Es fing dann richtig an zu brennen, als Mister Jon Drummond auftrat. Drummond war über viele Jahre ein bisweilen sehr erfolgreicher, aber immer sehr kommunikativer Sprinter. Nun stand er im Hornet Stadium an einem Zaun hinter dem Ziel und forderte eine andere Berichterstattung. Heldenberichterstattung. „Ihr könnt nichts beweisen, ihr spekuliert nur“, sagte er. So lange das so sei, müsse man positiv berichten. Er wolle Respekt. Er verdiene Respekt. Es war wie immer bei Drummond. Er groovte sich in Fahrt. Irgendwann stand tout Sacramento um ihn rum. Er kenne ihn doch seit vielen Jahren, sagte er zu einem Reporter der New York Times. Stimmt, antwortete Jere Longman. Da müsse er ihn doch gottverdammt für sauber halten. Longman sagte nichts.

„Halten Sie mich für sauber oder halten Sie mich nicht für sauber“, schrie Drummond. Und zwar ungefähr zwanzigmal. Longman lächelte freundlich und sagte jedesmal: „I don’t know“, er könne das nicht beantworten. Habe er nicht seit 1989 alle Dopingtests bestanden, fragte Drummond. Longman antwortete, der Witz bei Designersteroiden sei, dass sie nicht nachweisbar seien.
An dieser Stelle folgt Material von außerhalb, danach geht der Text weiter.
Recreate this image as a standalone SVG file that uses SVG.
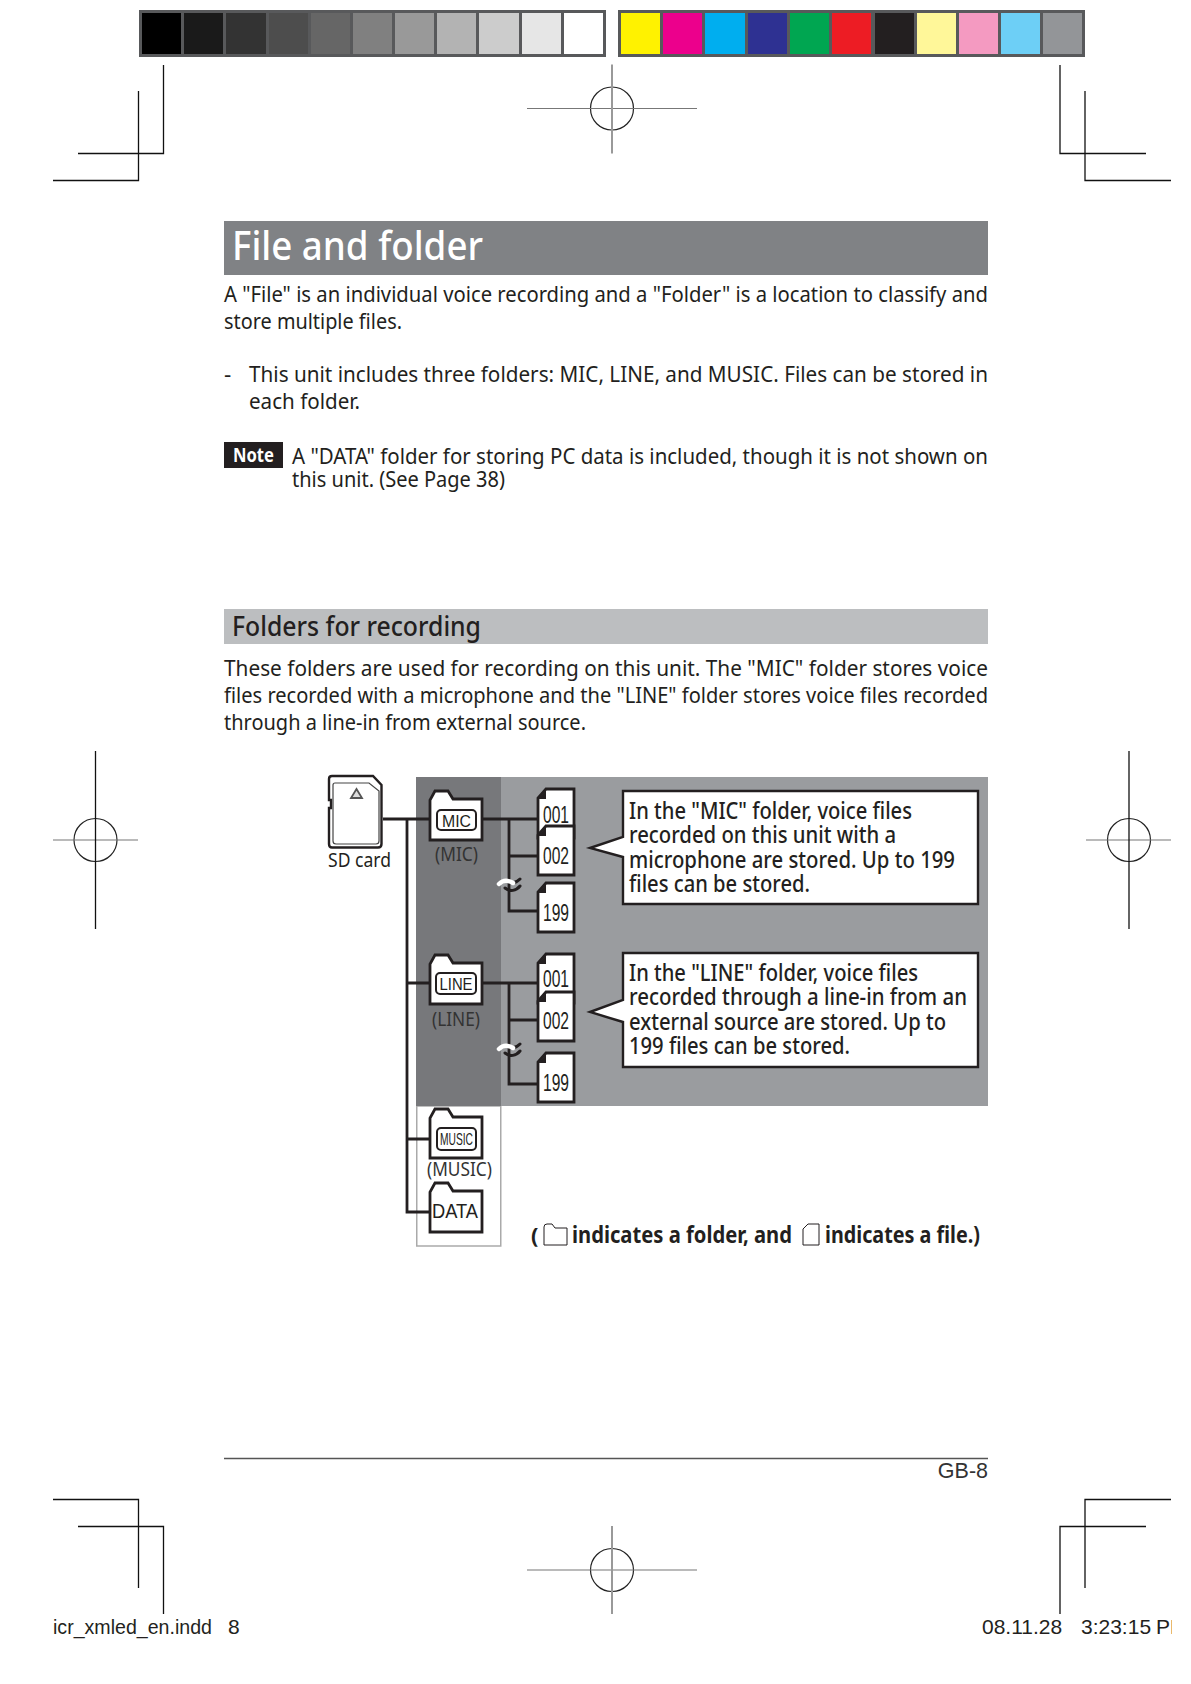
<svg xmlns="http://www.w3.org/2000/svg" width="1191" height="1684" viewBox="0 0 1191 1684">
<style>
text{font-family:"Noto Sans","Liberation Sans",sans-serif;fill:#231f20}
.b{font-size:22.500px}
.c{font-size:23px;font-weight:500}
.s{font-family:"Liberation Sans",sans-serif}
.n{font-family:"Liberation Sans",sans-serif;font-size:23px}
.p{font-family:"Liberation Sans",sans-serif;font-size:17px}
.g{font-size:20px;fill:#333}
.crop{fill:none;stroke:#111;stroke-width:1.3}
.gv{stroke:#999;stroke-width:2;fill:none}
.gh{stroke:#777;stroke-width:1.2;fill:none}
.ci{stroke:#222;stroke-width:1.2;fill:none}
.w{stroke:#231f20;stroke-width:2.8;fill:none}
.o{stroke:#231f20;stroke-width:2.8;fill:#fff}
.fold{fill:#231f20}
.pill{fill:#fff;stroke:#231f20;stroke-width:2}
</style>
<defs>
<g id="folder"><path d="M0,49V9L5,0H18L23,8H52V49Z" class="o"/></g>
<g id="file"><path d="M8,0H36V49H0V9Z" class="o"/><path d="M8,1V10H0.500Z" class="fold"/></g>
<g id="target"><circle r="21.5" class="ci"/></g>
<clipPath id="page-clip"><rect x="0" y="1600" width="1172" height="84"/></clipPath>
</defs>

<g id="color-bars">
<rect x="139" y="10" width="467" height="47" fill="#58595b"/>
<rect x="142" y="13" width="39" height="41" fill="#000"/>
<rect x="184" y="13" width="39" height="41" fill="#1a1a1a"/>
<rect x="226" y="13" width="40" height="41" fill="#333"/>
<rect x="269" y="13" width="39" height="41" fill="#4d4d4d"/>
<rect x="311" y="13" width="39" height="41" fill="#666"/>
<rect x="353" y="13" width="39" height="41" fill="#808080"/>
<rect x="395" y="13" width="39" height="41" fill="#999"/>
<rect x="437" y="13" width="39" height="41" fill="#b3b3b3"/>
<rect x="479" y="13" width="40" height="41" fill="#ccc"/>
<rect x="522" y="13" width="39" height="41" fill="#e6e6e6"/>
<rect x="564" y="13" width="39" height="41" fill="#fff"/>
<rect x="618" y="10" width="467" height="47" fill="#58595b"/>
<rect x="621" y="13" width="39" height="41" fill="#fff200"/>
<rect x="663" y="13" width="39" height="41" fill="#ec008c"/>
<rect x="705" y="13" width="40" height="41" fill="#00aeef"/>
<rect x="748" y="13" width="39" height="41" fill="#2e3192"/>
<rect x="790" y="13" width="39" height="41" fill="#00a651"/>
<rect x="832" y="13" width="39" height="41" fill="#ed1c24"/>
<rect x="875" y="13" width="39" height="41" fill="#231f20"/>
<rect x="917" y="13" width="39" height="41" fill="#fff799"/>
<rect x="959" y="13" width="39" height="41" fill="#f49ac1"/>
<rect x="1001" y="13" width="39" height="41" fill="#6dcff6"/>
<rect x="1043" y="13" width="39" height="41" fill="#939598"/>
</g>

<g id="crop-marks">
<path class="crop" d="M163.500,65V153.500H78M138.500,91V180.500H53"/>
<path class="crop" d="M1060,65V153.500H1146M1085,91V180.500H1171"/>
<path class="crop" d="M53,1499.500H138.500V1588M78,1526.500H163.500V1614"/>
<path class="crop" d="M1171,1499.500H1085V1588M1146,1526.500H1060V1614"/>
</g>

<g id="registration-marks">
<g transform="translate(612,108.500)"><use href="#target"/><path class="gh" d="M-85,0H85"/><path class="gv" d="M0,-44V45"/></g>
<g transform="translate(612,1570)"><use href="#target"/><path class="gh" d="M-85,0H85"/><path class="gv" d="M0,-44V44"/></g>
<g transform="translate(95.500,840)"><use href="#target"/><path class="gh" d="M-42.500,0H42.500"/><path class="crop" d="M0,-89V89"/></g>
<g transform="translate(1129,840)"><use href="#target"/><path class="gh" d="M-43,0H42"/><path class="crop" d="M0,-89V89"/></g>
</g>

<g id="heading-1">
<rect x="224" y="221" width="764" height="54" fill="#808285"/>
<text x="232" y="260" font-size="39.500" font-weight="500" style="fill:#fff" textLength="251" lengthAdjust="spacingAndGlyphs">File and folder</text>
</g>
<g id="intro">
<text class="b" x="224" y="302" textLength="764" lengthAdjust="spacingAndGlyphs">A "File" is an individual voice recording and a "Folder" is a location to classify and</text>
<text class="b" x="224" y="329" textLength="178" lengthAdjust="spacingAndGlyphs">store multiple files.</text>
<text class="b" x="224" y="382">-</text>
<text class="b" x="249" y="382" textLength="739" lengthAdjust="spacingAndGlyphs">This unit includes three folders: MIC, LINE, and MUSIC. Files can be stored in</text>
<text class="b" x="249" y="409" textLength="111" lengthAdjust="spacingAndGlyphs">each folder.</text>
</g>
<g id="note">
<rect x="224" y="442" width="59" height="26" fill="#231f20"/>
<text x="233" y="462" font-size="19" font-weight="700" style="fill:#fff" textLength="41" lengthAdjust="spacingAndGlyphs">Note</text>
<text class="b" x="292" y="464" textLength="696" lengthAdjust="spacingAndGlyphs">A "DATA" folder for storing PC data is included, though it is not shown on</text>
<text class="b" x="292" y="487" textLength="213" lengthAdjust="spacingAndGlyphs">this unit. (See Page 38)</text>
</g>
<g id="heading-2">
<rect x="224" y="609" width="764" height="35" fill="#bcbec0"/>
<text x="232" y="636" font-size="27" font-weight="500" textLength="249" lengthAdjust="spacingAndGlyphs">Folders for recording</text>
</g>
<g id="recording-text">
<text class="b" x="224" y="676" textLength="764" lengthAdjust="spacingAndGlyphs">These folders are used for recording on this unit. The "MIC" folder stores voice</text>
<text class="b" x="224" y="703" textLength="764" lengthAdjust="spacingAndGlyphs">files recorded with a microphone and the "LINE" folder stores voice files recorded</text>
<text class="b" x="224" y="730" textLength="362" lengthAdjust="spacingAndGlyphs">through a line-in from external source.</text>
</g>

<g id="panels">
<rect x="416.750" y="1106" width="84" height="140" fill="#fff" stroke="#aaa" stroke-width="1.500"/>
<rect x="416" y="777" width="572" height="329" fill="#9a9c9f"/>
<rect x="416" y="777" width="85" height="329" fill="#77787b"/>
</g>

<g id="connectors">
<path class="w" d="M383,819H430M407,819V1212H430M407,983H430M407,1139H430"/>
<path class="w" d="M482,819H538M509,819V911H538M509,856H538"/>
<path class="w" d="M482,983H538M509,983V1084H538M509,1020H538"/>
</g>
<g id="breaks" fill="none" stroke-linecap="round">
<path stroke="#231f20" stroke-width="3" d="M505,888c5,4 11,3 15,-2M508,881c4,3 8,2 12,-2"/>
<path stroke="#fff" stroke-width="4.500" d="M499,884c4,-4 9,-4 14,-1"/>
<path stroke="#231f20" stroke-width="3" d="M505,1053c5,4 11,3 15,-2M508,1046c4,3 8,2 12,-2"/>
<path stroke="#fff" stroke-width="4.500" d="M499,1049c4,-4 9,-4 14,-1"/>
</g>

<g id="sd-card">
<path d="M332,776H373L381.500,785V844Q381.500,847.500 378,847.500H332Q329,847.500 329,844V808H331V800H329V779Q329,776 332,776Z" fill="#fff" stroke="#231f20" stroke-width="2.400"/>
<path d="M335,783H369L379,791V841Q379,844 376,844H336Q333,844 333,841V785Q333,783 335,783Z" fill="#fff" stroke="#444" stroke-width="1.200"/>
<path d="M356.500,789L362,798H351Z" fill="#ddd" stroke="#555" stroke-width="1.800"/>
<text x="328" y="867" font-size="20" textLength="63" lengthAdjust="spacingAndGlyphs">SD card</text>
</g>
<g id="folder-mic">
<use href="#folder" x="430" y="791"/>
<rect class="pill" x="437" y="810" width="39" height="20" rx="4"/>
<text class="p" x="456.500" y="827" text-anchor="middle" textLength="29" lengthAdjust="spacingAndGlyphs">MIC</text>
<text class="g" x="435" y="861" textLength="43" lengthAdjust="spacingAndGlyphs">(MIC)</text>
</g>
<g id="folder-line">
<use href="#folder" x="430" y="955"/>
<rect class="pill" x="436" y="973" width="40" height="21" rx="4"/>
<text class="p" x="456" y="990" text-anchor="middle" textLength="33" lengthAdjust="spacingAndGlyphs">LINE</text>
<text class="g" x="432" y="1026" textLength="48" lengthAdjust="spacingAndGlyphs">(LINE)</text>
</g>
<g id="folder-music">
<use href="#folder" x="430" y="1109"/>
<rect class="pill" x="437" y="1128" width="39" height="22" rx="4"/>
<text class="p" x="440" y="1145" textLength="33" lengthAdjust="spacingAndGlyphs">MUSIC</text>
<text class="g" x="427" y="1176" textLength="65" lengthAdjust="spacingAndGlyphs">(MUSIC)</text>
</g>
<g id="folder-data">
<use href="#folder" x="430" y="1183"/>
<text class="n" x="432" y="1218" style="font-size:21px" textLength="46" lengthAdjust="spacingAndGlyphs">DATA</text>
</g>

<g id="files-mic">
<use href="#file" x="538" y="789"/><text class="n" x="543" y="823" textLength="26" lengthAdjust="spacingAndGlyphs">001</text>
<use href="#file" x="538" y="826"/><text class="n" x="543" y="864" textLength="26" lengthAdjust="spacingAndGlyphs">002</text>
<use href="#file" x="538" y="883"/><text class="n" x="543" y="921" textLength="26" lengthAdjust="spacingAndGlyphs">199</text>
</g>
<g id="files-line">
<use href="#file" x="538" y="954"/><text class="n" x="543" y="987" textLength="26" lengthAdjust="spacingAndGlyphs">001</text>
<use href="#file" x="538" y="992"/><text class="n" x="543" y="1029" textLength="26" lengthAdjust="spacingAndGlyphs">002</text>
<use href="#file" x="538" y="1053"/><text class="n" x="543" y="1091" textLength="26" lengthAdjust="spacingAndGlyphs">199</text>
</g>

<g id="callout-mic">
<path d="M623,791H978V904H623V857L590,848L623,837Z" fill="#fff" stroke="#231f20" stroke-width="2.400"/>
<text class="c" x="629" y="819" textLength="283" lengthAdjust="spacingAndGlyphs">In the "MIC" folder, voice files</text>
<text class="c" x="629" y="843" textLength="267" lengthAdjust="spacingAndGlyphs">recorded on this unit with a</text>
<text class="c" x="629" y="868" textLength="326" lengthAdjust="spacingAndGlyphs">microphone are stored. Up to 199</text>
<text class="c" x="629" y="892" textLength="181" lengthAdjust="spacingAndGlyphs">files can be stored.</text>
</g>
<g id="callout-line">
<path d="M623,953H978V1067H623V1022L590,1012L623,1000Z" fill="#fff" stroke="#231f20" stroke-width="2.400"/>
<text class="c" x="629" y="981" textLength="289" lengthAdjust="spacingAndGlyphs">In the "LINE" folder, voice files</text>
<text class="c" x="629" y="1005" textLength="338" lengthAdjust="spacingAndGlyphs">recorded through a line-in from an</text>
<text class="c" x="629" y="1030" textLength="317" lengthAdjust="spacingAndGlyphs">external source are stored. Up to</text>
<text class="c" x="629" y="1054" textLength="221" lengthAdjust="spacingAndGlyphs">199 files can be stored.</text>
</g>

<g id="legend">
<text x="531" y="1243" font-size="22" font-weight="700">(</text>
<path d="M544,1243V1227Q544,1224 547,1224H552L555,1228H567V1245H544Z" fill="none" stroke="#231f20" stroke-width="1"/>
<text x="572" y="1243" font-size="23" font-weight="700" textLength="220" lengthAdjust="spacingAndGlyphs">indicates a folder, and</text>
<path d="M808,1224H819V1245H803V1229Z" fill="none" stroke="#231f20" stroke-width="1"/>
<text x="825" y="1243" font-size="23" font-weight="700" textLength="155" lengthAdjust="spacingAndGlyphs">indicates a file.)</text>
</g>

<g id="footer">
<path d="M224,1458.500H988" stroke="#555" stroke-width="1.500"/>
<text class="s" x="988" y="1478" text-anchor="end" font-size="21.500" style="fill:#333">GB-8</text>
<text class="s" x="53" y="1634" font-size="20.500" textLength="159" lengthAdjust="spacingAndGlyphs">icr_xmled_en.indd</text>
<text class="s" x="228" y="1634" font-size="21">8</text>
<text class="s" x="982" y="1634" font-size="21">08.11.28</text>
<g clip-path="url(#page-clip)"><text class="s" x="1081" y="1634" font-size="21">3:23:15<tspan x="1156">PM</tspan></text></g>
</g>
</svg>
Tja, und das ist das Kernproblem der Balco-Entwicklung. Mit ihr hatten auch die Sportjournalisten ihre Arbeitsgrundlage verloren. Die gute, alte, bequeme Regel: Wer nicht erwischt ist, ist ein Held. Was nun? Vielleicht waren auch wir deshalb so aggressiv und sauer. Ich dachte an Trainer George, der uns gesagt hatte, man habe die wunderbarsten und saubersten Athleten der Welt – und werde wie immer die meisten Medaillen holen. Irgendwann schrie Drummond: „Mann, selbst wenn du dopst, musst du immer noch jeden beschissenen Tag im Regen trainieren, musst Gewichte stemmen und den ganzen Scheiß.“ Das war, mal abgesehen vom Privaten, mein Moment des Jahres. Das erste Mal, dass ich in Sacramento sicher sein konnte, das jemand die gottverdammte Wahrheit gesagt hatte.